#### Stated goal
From the entries that follow, pick out all lines holding "this".

#### Raw data
..........

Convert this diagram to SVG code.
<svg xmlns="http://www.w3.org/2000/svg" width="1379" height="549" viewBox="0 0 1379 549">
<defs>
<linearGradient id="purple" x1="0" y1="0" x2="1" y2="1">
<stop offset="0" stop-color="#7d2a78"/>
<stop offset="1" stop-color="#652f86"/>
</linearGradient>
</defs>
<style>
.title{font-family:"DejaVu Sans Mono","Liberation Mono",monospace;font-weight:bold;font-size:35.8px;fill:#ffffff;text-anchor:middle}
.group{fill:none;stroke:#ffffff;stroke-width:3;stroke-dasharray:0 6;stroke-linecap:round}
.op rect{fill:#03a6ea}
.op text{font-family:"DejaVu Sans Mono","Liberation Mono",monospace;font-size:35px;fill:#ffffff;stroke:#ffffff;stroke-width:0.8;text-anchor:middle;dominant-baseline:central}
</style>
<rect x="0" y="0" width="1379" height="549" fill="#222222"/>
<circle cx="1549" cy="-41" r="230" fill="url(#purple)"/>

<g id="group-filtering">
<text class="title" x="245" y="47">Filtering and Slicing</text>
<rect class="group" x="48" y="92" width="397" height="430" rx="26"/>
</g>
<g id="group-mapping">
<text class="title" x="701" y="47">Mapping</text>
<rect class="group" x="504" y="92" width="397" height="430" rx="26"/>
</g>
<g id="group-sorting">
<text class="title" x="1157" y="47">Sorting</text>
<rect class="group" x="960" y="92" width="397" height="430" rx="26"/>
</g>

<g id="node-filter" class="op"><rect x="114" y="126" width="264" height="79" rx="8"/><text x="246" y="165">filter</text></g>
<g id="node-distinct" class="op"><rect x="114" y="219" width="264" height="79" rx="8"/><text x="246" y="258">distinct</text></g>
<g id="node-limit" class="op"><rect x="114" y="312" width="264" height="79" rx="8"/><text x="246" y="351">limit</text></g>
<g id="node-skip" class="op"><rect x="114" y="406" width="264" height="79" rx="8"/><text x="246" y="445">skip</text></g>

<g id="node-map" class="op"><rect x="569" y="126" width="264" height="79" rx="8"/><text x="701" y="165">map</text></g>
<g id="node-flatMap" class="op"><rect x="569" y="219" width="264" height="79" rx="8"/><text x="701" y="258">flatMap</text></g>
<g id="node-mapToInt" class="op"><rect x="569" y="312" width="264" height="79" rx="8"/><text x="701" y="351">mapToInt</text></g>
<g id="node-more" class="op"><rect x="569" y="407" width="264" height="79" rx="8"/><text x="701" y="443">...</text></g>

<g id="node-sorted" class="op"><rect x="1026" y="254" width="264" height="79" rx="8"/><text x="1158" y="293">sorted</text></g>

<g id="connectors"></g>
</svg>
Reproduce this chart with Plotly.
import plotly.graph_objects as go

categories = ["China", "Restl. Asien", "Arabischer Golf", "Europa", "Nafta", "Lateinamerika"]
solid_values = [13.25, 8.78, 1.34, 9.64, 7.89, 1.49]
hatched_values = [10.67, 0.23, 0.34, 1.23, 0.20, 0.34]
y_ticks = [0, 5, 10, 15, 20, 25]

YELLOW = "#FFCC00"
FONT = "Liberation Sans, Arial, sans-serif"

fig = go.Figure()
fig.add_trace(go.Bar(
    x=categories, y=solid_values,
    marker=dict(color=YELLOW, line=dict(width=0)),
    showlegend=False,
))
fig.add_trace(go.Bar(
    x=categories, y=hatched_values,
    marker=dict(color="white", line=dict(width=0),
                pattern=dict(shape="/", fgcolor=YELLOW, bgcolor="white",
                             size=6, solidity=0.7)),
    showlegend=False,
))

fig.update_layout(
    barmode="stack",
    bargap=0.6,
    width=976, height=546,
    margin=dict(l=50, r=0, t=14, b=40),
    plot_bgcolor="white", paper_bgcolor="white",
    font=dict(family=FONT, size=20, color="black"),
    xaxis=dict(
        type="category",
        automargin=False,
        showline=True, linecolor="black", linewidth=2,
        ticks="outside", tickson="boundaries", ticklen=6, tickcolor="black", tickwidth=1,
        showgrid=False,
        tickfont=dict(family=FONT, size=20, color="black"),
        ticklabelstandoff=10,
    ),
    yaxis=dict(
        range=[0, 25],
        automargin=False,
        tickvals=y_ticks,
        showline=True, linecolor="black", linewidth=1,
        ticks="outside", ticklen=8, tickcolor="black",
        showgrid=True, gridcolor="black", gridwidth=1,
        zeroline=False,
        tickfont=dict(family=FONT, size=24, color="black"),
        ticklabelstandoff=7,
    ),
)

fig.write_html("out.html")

..........

#### Task output
Convert this diagram to SVG code.
Reproduce this chart with Plotly.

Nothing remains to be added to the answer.